Page 1 of 1

How to retain ONE record after comparing 2 different columns

Posted: Wed Jan 30, 2019 7:55 pm
by rohit_mca2003
Hi,
I have a file where I need to retain only 1 record out of 2 records where 'Col1/Party1 of record1' is equal to 'Col2/Party2 of other record'. These records may not come in sequence.

Sample:
-----------
Column Party1 Party2
--------------------------------------
Record1 --> 100 200
Record2 --> 200 100

I need to retain only 1 record (either 'Record1' or 'Record2'). There is no other common key in between these records and these records are not ordered in the file.

Thanks,

Posted: Thu Jan 31, 2019 3:52 am
by UCDI
is the data really big? If not, can you copy the input and then do a join stage? I think that might work, what you wold do is something like

read file
copy stage
modify left, add party1 as new field 'key'
modify right, add party2 as new field 'key'
join stage, on key

if the data is too big for this, there may be a way to do it with less brute force.

don't forget to hash partition on 'key'.

Posted: Thu Jan 31, 2019 3:34 pm
by rohit_mca2003
Thanks for the reply. I thought about this approach but it may not work. As what ever join will happen with Record1 (party1) & Record2 (party2), same join will happen with 'Record2 (party1) and Record1 (Party2).
So we will end up with 2 records again.

Thanks,

Posted: Thu Jan 31, 2019 7:58 pm
by rohit_mca2003
After certain tests, got the solution.
I compared the 'Col1' and 'Col2' (either it is number or string) and created a new KEY column.

If Col1<= Col2 then Key=Col1:Col2
else Key=Col2:Col1

This will give same key for both of the records and then de-duplicate the record based on this 'Key' column.

Thanks for support.

Posted: Fri Feb 01, 2019 1:46 am
by qt_ky
Your solution should work based on your sample data.
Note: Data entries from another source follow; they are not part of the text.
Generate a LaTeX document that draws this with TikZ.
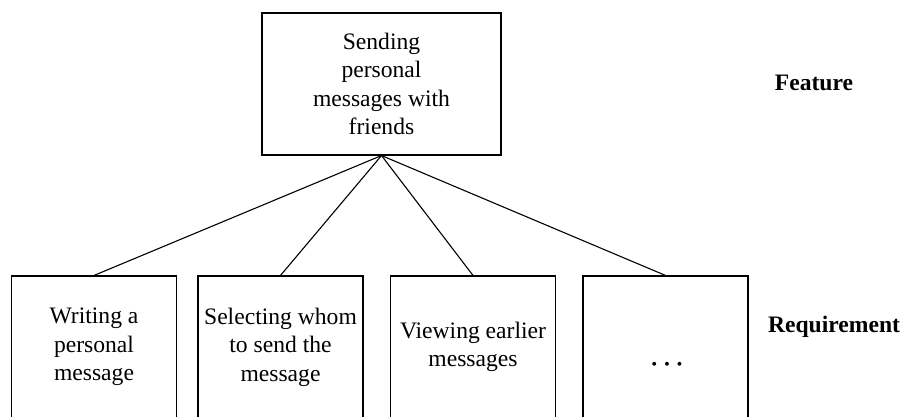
\documentclass[tikz,border=0pt]{standalone}
\usepackage{fontspec}
\setmainfont{Liberation Serif}
\begin{document}
\begin{tikzpicture}[x=1pt,y=-1pt,
  box/.style={draw, line width=1.1pt, rectangle, inner sep=0pt,
    minimum width=165pt, minimum height=142pt, align=center,
    font=\fontsize{23.6}{28.5}\selectfont},
  level/.style={font=\fontsize{23.6}{28}\selectfont\bfseries},
  link/.style={line width=1.1pt}]
  \useasboundingbox (0,0) rectangle (909,417);
  \clip (0,0) rectangle (909,417);
  % feature
  \node[box, minimum width=239pt] (feat) at (381.5,84)
    {Sending\\personal\\messages with\\friends};
  % requirements
  \node[box] (r1) at (94,347) {Writing a\\personal\\message};
  \node[box] (r2) at (280.5,347) {Selecting whom\\to send the\\message};
  \node[box] (r3) at (473,347) {Viewing earlier\\messages};
  \node[box] (r4) at (665.5,347) {};
  \node[font=\fontsize{23.6}{28}\selectfont\boldmath] (dots) at (667,365) {$\cdots$};
  % level labels
  \node[level] (lf) at (814,83) {Feature};
  \node[level] (lr) at (834,327) {Requirement};
  % connectors
  \draw[link] (feat.south) -- (r1.north);
  \draw[link] (feat.south) -- (r2.north);
  \draw[link] (feat.south) -- (r3.north);
  \draw[link] (feat.south) -- (r4.north);
\end{tikzpicture}
\end{document}
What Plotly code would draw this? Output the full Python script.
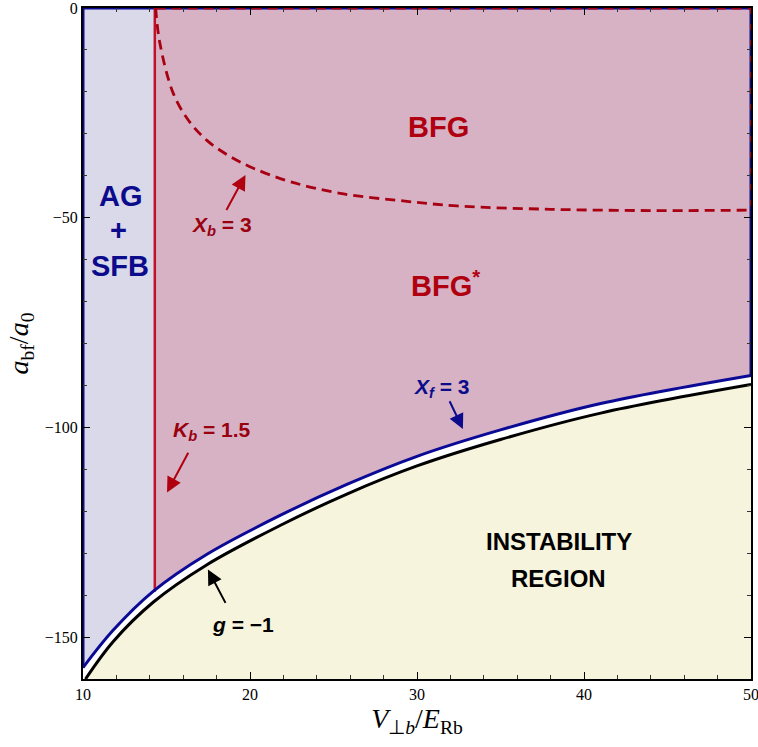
import plotly.graph_objects as go

# ---- axis ranges / ticks ----
X_MIN, X_MAX = 10, 50
Y_MIN, Y_MAX = -160, 0
x_major = [10, 20, 30, 40, 50]
x_major_text = ["10", "20", "30", "40", "50"]
y_major = [-150, -100, -50, 0]
y_major_text = ["\u2212150", "\u2212100", "\u221250", "0"]

# ---- curves ----
# X_f = 3 (blue)
xf_x = [10, 11.8, 14.2, 17.4, 21.8, 25.8, 30, 35, 41, 50]
xf_y = [-157.3, -148.4, -139.1, -130.3, -121.0, -113.6, -106.9, -100.6, -94.3, -87.6]
# g = -1 (black)
g_x = [10.15, 11.8, 14.2, 17.4, 21.8, 25.8, 30, 35, 41, 50]
g_y = [-160, -151.1, -141.7, -132.8, -123.4, -115.9, -109.2, -102.9, -96.6, -89.8]
# X_b = 3 (red dashed)
xb_x = [14.35, 14.6, 15.4, 16.3, 17.4, 18.8, 20.2, 22.4, 25.4, 29.4, 32.4, 38, 44, 50]
xb_y = [0, -8.3, -20.3, -26.7, -31.5, -35.4, -38.2, -41.4, -44.2, -46.1, -47.2, -48.0, -48.3, -48.2]
# K_b = 1.5 (red vertical)
kb_x = [14.3, 14.3]
kb_y = [0, -139.2]

C_PINK = "#d6b2c4"
C_LAV = "#dad9ea"
C_YEL = "#f6f4dc"
C_RED = "#c0102a"
C_DRED = "#a80012"
C_NAVY = "#0a0a96"
C_TNAVY = "#0b0b8c"

fig = go.Figure()

# lavender AG+SFB band
fig.add_trace(go.Scatter(x=[X_MIN, X_MIN, kb_x[0], kb_x[0]], y=[Y_MIN, Y_MAX, Y_MAX, Y_MIN],
                         fill="toself", fillcolor=C_LAV, mode="lines", line=dict(width=0),
                         hoverinfo="skip", showlegend=False))
# white below X_f curve
fig.add_trace(go.Scatter(x=[X_MIN, X_MAX], y=[Y_MIN, Y_MIN], mode="lines", line=dict(width=0),
                         hoverinfo="skip", showlegend=False))
fig.add_trace(go.Scatter(x=xf_x, y=xf_y, mode="lines", line=dict(width=0, shape="spline"),
                         fill="tonexty", fillcolor="white", hoverinfo="skip", showlegend=False))
# yellow instability region below g curve
fig.add_trace(go.Scatter(x=[X_MIN, X_MAX], y=[Y_MIN, Y_MIN], mode="lines", line=dict(width=0),
                         hoverinfo="skip", showlegend=False))
fig.add_trace(go.Scatter(x=g_x, y=g_y, mode="lines", line=dict(width=0, shape="spline"),
                         fill="tonexty", fillcolor=C_YEL, hoverinfo="skip", showlegend=False))

# boundary lines (contours running along the frame)
fig.add_trace(go.Scatter(x=[X_MIN, X_MIN], y=[xf_y[0], Y_MAX], mode="lines",
                         line=dict(color=C_NAVY, width=3), cliponaxis=False,
                         hoverinfo="skip", showlegend=False))
fig.add_trace(go.Scatter(x=[X_MIN, X_MAX], y=[Y_MAX, Y_MAX], mode="lines",
                         line=dict(color=C_NAVY, width=3), cliponaxis=False,
                         hoverinfo="skip", showlegend=False))
fig.add_trace(go.Scatter(x=[X_MAX, X_MAX], y=[xf_y[-1], Y_MAX], mode="lines",
                         line=dict(color=C_NAVY, width=3), cliponaxis=False,
                         hoverinfo="skip", showlegend=False))
fig.add_trace(go.Scatter(x=[xb_x[0], X_MAX], y=[Y_MAX, Y_MAX], mode="lines",
                         line=dict(color=C_DRED, width=3, dash="10px,6px"), cliponaxis=False,
                         hoverinfo="skip", showlegend=False))
fig.add_trace(go.Scatter(x=[X_MAX, X_MAX], y=[Y_MAX, xb_y[-1]], mode="lines",
                         line=dict(color=C_DRED, width=2, dash="6px,10px"), cliponaxis=False,
                         hoverinfo="skip", showlegend=False))

# main curves
fig.add_trace(go.Scatter(x=kb_x, y=kb_y, mode="lines", line=dict(color=C_RED, width=2.5),
                         hoverinfo="skip", showlegend=False))
fig.add_trace(go.Scatter(x=xb_x, y=xb_y, mode="lines",
                         line=dict(color=C_DRED, width=2.8, dash="10px,6px", shape="spline"),
                         hoverinfo="skip", showlegend=False))
fig.add_trace(go.Scatter(x=xf_x, y=xf_y, mode="lines",
                         line=dict(color=C_NAVY, width=3, shape="spline"),
                         hoverinfo="skip", showlegend=False))
fig.add_trace(go.Scatter(x=g_x, y=g_y, mode="lines",
                         line=dict(color="black", width=3, shape="spline"),
                         hoverinfo="skip", showlegend=False))

SANS = "Liberation Sans, Arial, sans-serif"
SERIF = "Liberation Serif, Times New Roman, serif"

def label(x, y, text, color, size):
    fig.add_annotation(x=x, y=y, text=text, showarrow=False, xref="x", yref="y",
                       font=dict(family=SANS, size=size, color=color),
                       xanchor="center", yanchor="middle")

def arrow(x0, y0, x1, y1, color):
    fig.add_annotation(x=x1, y=y1, ax=x0, ay=y0, xref="x", yref="y", axref="x", ayref="y",
                       text="", showarrow=True, arrowhead=2, arrowsize=1.5, arrowwidth=2,
                       arrowcolor=color)

label(31.31, -28.3, "<b>BFG</b>", "#b0000f", 29)
label(31.7, -65.8, "<b>BFG<sup>*</sup></b>", "#b0000f", 29)
label(12.25, -44.8, "<b>AG</b>", C_TNAVY, 29)
label(12.15, -52.9, "<b>+</b>", C_TNAVY, 29)
label(12.2, -61.6, "<b>SFB</b>", C_TNAVY, 29)
label(38.5, -127.3, "<b>INSTABILITY</b>", "black", 24)
label(38.5, -136.1, "<b>REGION</b>", "black", 24)

label(18.34, -52.1, "<b><i>X<sub>b</sub></i> = 3</b>", "#990010", 21)
arrow(18.54, -48.5, 19.73, -39.8, "#b0000f")
label(17.72, -100.9, "<b><i>K<sub>b</sub></i> = 1.5</b>", "#990010", 21)
arrow(16.35, -105.7, 15.03, -115.5, "#b0000f")
label(31.51, -90.6, "<b><i>X<sub>f</sub></i> = 3</b>", C_TNAVY, 21)
arrow(31.91, -93.4, 32.75, -100.4, C_TNAVY)
label(19.61, -147.0, "<b><i>g</i> = \u22121</b>", "black", 21)
arrow(18.58, -142.2, 17.48, -133.9, "black")

fig.update_xaxes(range=[X_MIN, X_MAX], tickvals=x_major, ticktext=x_major_text,
                 ticks="inside", ticklen=7, tickwidth=1.2, tickcolor="black",
                 minor=dict(dtick=2, ticks="inside", ticklen=4, tickcolor="#333", tickwidth=1, showgrid=False),
                 showline=True, linecolor="black", linewidth=2, mirror="ticks",
                 showgrid=False, zeroline=False, automargin=False, ticklabeloverflow="allow",
                 tickfont=dict(family=SERIF, size=16, color="black"),
                 title=dict(text="<i>V</i><sub>\u22a5<i>b</i></sub>/<i>E</i><sub>Rb</sub>",
                            font=dict(family=SERIF, size=28, color="black"), standoff=6))
fig.update_yaxes(range=[Y_MIN, Y_MAX], tickvals=y_major, ticktext=y_major_text,
                 ticks="inside", ticklen=7, tickwidth=1.2, tickcolor="black",
                 minor=dict(dtick=10, ticks="inside", ticklen=4, tickcolor="#333", tickwidth=1, showgrid=False),
                 showline=True, linecolor="black", linewidth=2, mirror="ticks",
                 showgrid=False, zeroline=False, automargin=False, ticklabeloverflow="allow",
                 tickfont=dict(family=SERIF, size=16, color="black"),
                 title=dict(text="<i>a</i><sub>bf</sub>/<i>a</i><sub>0</sub>",
                            font=dict(family=SERIF, size=28, color="black"), standoff=8))

fig.update_layout(width=758, height=747, margin=dict(l=83, r=7, t=8, b=68),
                  plot_bgcolor=C_PINK, paper_bgcolor="white", showlegend=False)

fig.write_html("out.html", config={"displayModeBar": False},
               post_script="document.body.style.margin='0px';")
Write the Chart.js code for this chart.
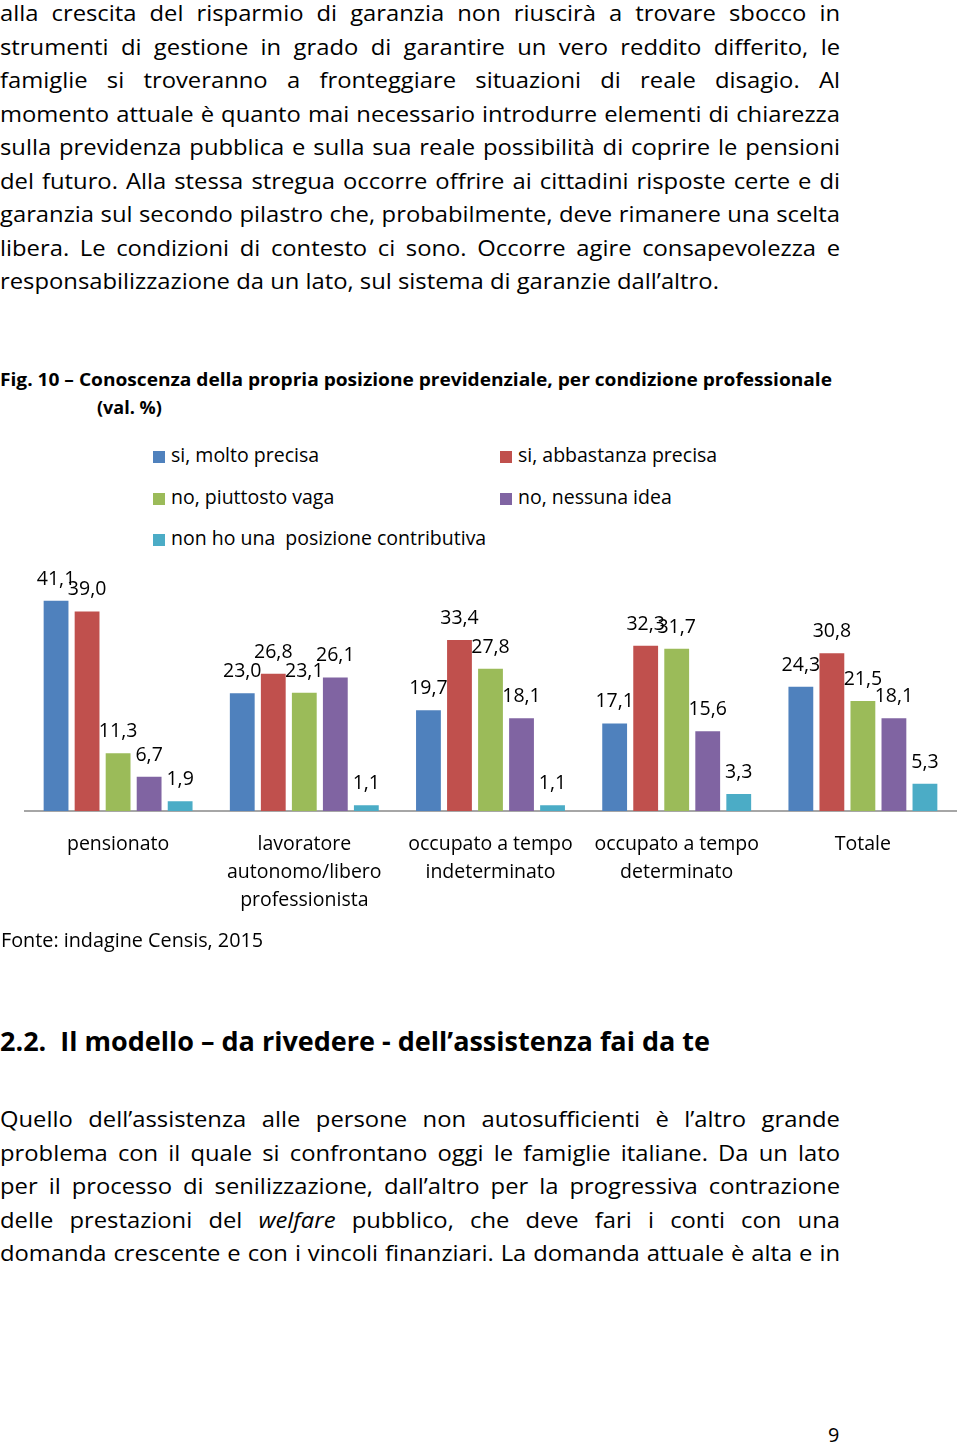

In case your data comes in a different way, like below, where 200=200 but the other values differ, then it would not remove the duplicates.

Column Party1 Party2
--------------------------------------
Record1 --> 100 200
Record2 --> 200 300

Have you tested this scenario as well, or is there no way the data would be like this?

Posted: Wed Feb 06, 2019 8:15 am
by UCDI
you can do something snarky like make the key A*B (200*300 is the same as 300*200) or sort the 2 keys (stage variables can do this for 2 values really simple) and put them in the same order every time (so that 200,300 is 200,300 no matter how they came into the functions). Multiply has a risk of other ways to get the same product (1, 60000 here) but there is probably some nifty math way that will work for your data.